Sistem administrasi pertanahan di Indonesia juga harus lebih diperhatikan agar tidak akan lagi terjadi kasus-kasus seperti kasus sengketa Meruya ini. Peraturan-peraturan yang ada harus lebih diperjelas kepada setiap warga agar mereka tidak merasa bingung dan tertipu, juga mereka bisa lebih mengerti bagaimana tata cara memiliki hak atas suatu tanah.

Selain itu lembaga peradilan di Indonesia harus ebih profesional dalam menjalankan fungsinya dan menyelesaikan kasus dengan tidak berlarut-larut sehingga tidak akan muncul lagi permasalahan-permasalahan baru seperti kasus meruya diatas yang berlangsung selama 30 tahun dan mengakibatkan tanah yang dilalui selama it sudah mengalami perubahan dan dihuni oleh banyak warga di dalamnya.

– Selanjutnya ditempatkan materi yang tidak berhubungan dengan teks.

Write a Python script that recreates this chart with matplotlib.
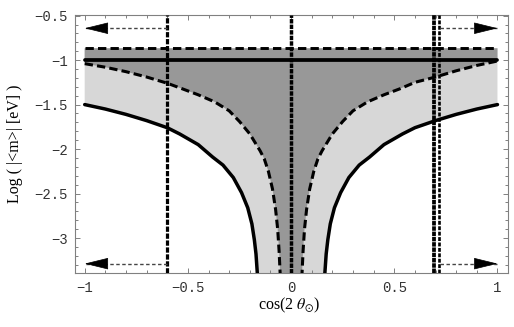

Dan yang terakhir adalah agar pemerintah mengusut tuntas siap sebenanya yangbersalah dalam kasus ini karena baik Portanigra maupun warga meruya adalah pihak yang sama-sama dirugikan dari adanya sengketa tanah ini. Walau dalam keputusan Mahkamah Agung Juhri Cs dinyatakan bersalah dan diber hukuman tetapi pasti ada seseorang yang memiliki kekuatan yang besar yang bisa menghasilkan sertifikat tanah yang seharusnya tidak ada.